MacQueen and Boyer’s sense that persuasiveness requires both genuine commitment to an idea and openness to others’ ideas seems to be confirmed by the awards they received. They were named “Outstanding Delegates” on the Palestinian Affairs Committee by the votes of fellow committee members—students at other schools who were competing with them for the same honor.
Asked how the art of civil debate might be encouraged in American society, the Scholars agreed that the skill must be taught to citizens while they are young. MacQueen credits his civics teacher at Loudonville High School—Eric Stoner, who is a graduate of Ashbrook’s Master of Arts in History and Government program—with preparing him for his undergraduate seminars.

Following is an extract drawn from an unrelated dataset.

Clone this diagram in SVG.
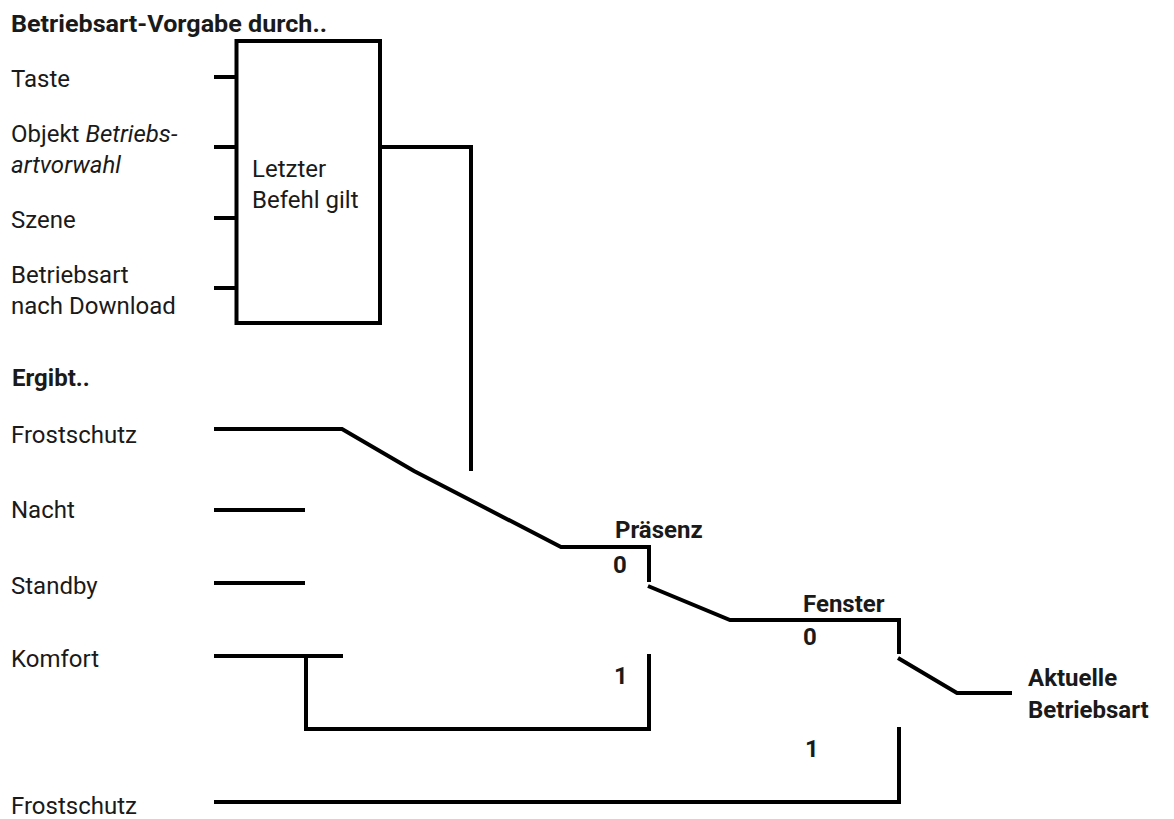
<svg xmlns="http://www.w3.org/2000/svg" width="1174" height="819" viewBox="0 0 1174 819">
<style>
.t{font-family:Roboto,"Liberation Sans",sans-serif;font-size:24px;fill:#1a1a1a}
.b{font-family:Roboto,"Liberation Sans",sans-serif;font-size:24px;font-weight:bold;fill:#1a1a1a}
.i{font-style:italic}
.ln{fill:none;stroke:#000;stroke-width:4;stroke-linecap:butt;stroke-linejoin:miter}
</style>
<rect width="1174" height="819" fill="#fff"/>
<g id="title"><text class="b" x="11" y="32" textLength="316" lengthAdjust="spacingAndGlyphs">Betriebsart-Vorgabe durch..</text></g>
<g id="in-taste"><text class="t" x="11" y="87">Taste</text></g>
<g id="in-objekt"><text class="t" x="11" y="142">Objekt <tspan class="i">Betriebs-</tspan></text><text class="t i" x="11" y="173">artvorwahl</text></g>
<g id="in-szene"><text class="t" x="11" y="228">Szene</text></g>
<g id="in-download"><text class="t" x="11" y="283">Betriebsart</text><text class="t" x="11" y="314">nach Download</text></g>
<g id="box"><rect class="ln" x="236.5" y="41" width="143.5" height="282"/><text class="t" x="252" y="177">Letzter</text><text class="t" x="252" y="208">Befehl gilt</text></g>
<g id="ergibt"><text class="b" x="12" y="386">Ergibt..</text></g>
<g id="frost1"><text class="t" x="11" y="443">Frostschutz</text></g>
<g id="nacht"><text class="t" x="11" y="518">Nacht</text></g>
<g id="standby"><text class="t" x="11" y="594">Standby</text></g>
<g id="komfort"><text class="t" x="11" y="667">Komfort</text></g>
<g id="frost2"><text class="t" x="11" y="814">Frostschutz</text></g>
<g id="praesenz"><text class="b" x="615" y="538">Präsenz</text><text class="b" x="613" y="573">0</text><text class="b" x="614" y="684">1</text></g>
<g id="fenster"><text class="b" x="803" y="612">Fenster</text><text class="b" x="803" y="645">0</text><text class="b" x="805" y="757">1</text></g>
<g id="aktuell"><text class="b" x="1028" y="686">Aktuelle</text><text class="b" x="1028" y="718">Betriebsart</text></g>
<g id="connectors">
<path class="ln" d="M214 77H236.5M214 147H236.5M214 218H236.5M214 288H236.5"/>
<path class="ln" d="M380 147H471V471"/>
<path class="ln" d="M214 429H342L414 471L561 547H649V582"/>
<path class="ln" d="M214 510H305M214 583H305"/>
<path class="ln" d="M648 586L730 620H899V654"/>
<path class="ln" d="M898 658L957 693H1012"/>
<path class="ln" d="M214 656H343M306 656V729H649V654"/>
<path class="ln" d="M214 802H899V727"/>
</g>
</svg>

Boyer, who was homeschooled, says he learned debating skills through speech and debate conventions organized for the home school community. He entered the Ashbrook Scholar program before he had formed fixed political views. This made him open to the process Ashbrook Scholars engage in, which he described as examining “how a given way of organizing politics might be good for or harmful to people.”
While stressing the importance of secondary school education, both Scholars agreed that those who have learned to debate politics in a meaningful way must lead by example. Interested in entering politics himself after his 2019 graduation, MacQueen said, “I believe that it’s time for Ashbrook Scholars to step into the political arena and effect profound change, based on the principles we hold. I believe we have cultivated the necessary skills to argue for our positions.” He added, “I think we can do it while still pursuing the good, the beautiful, the just.”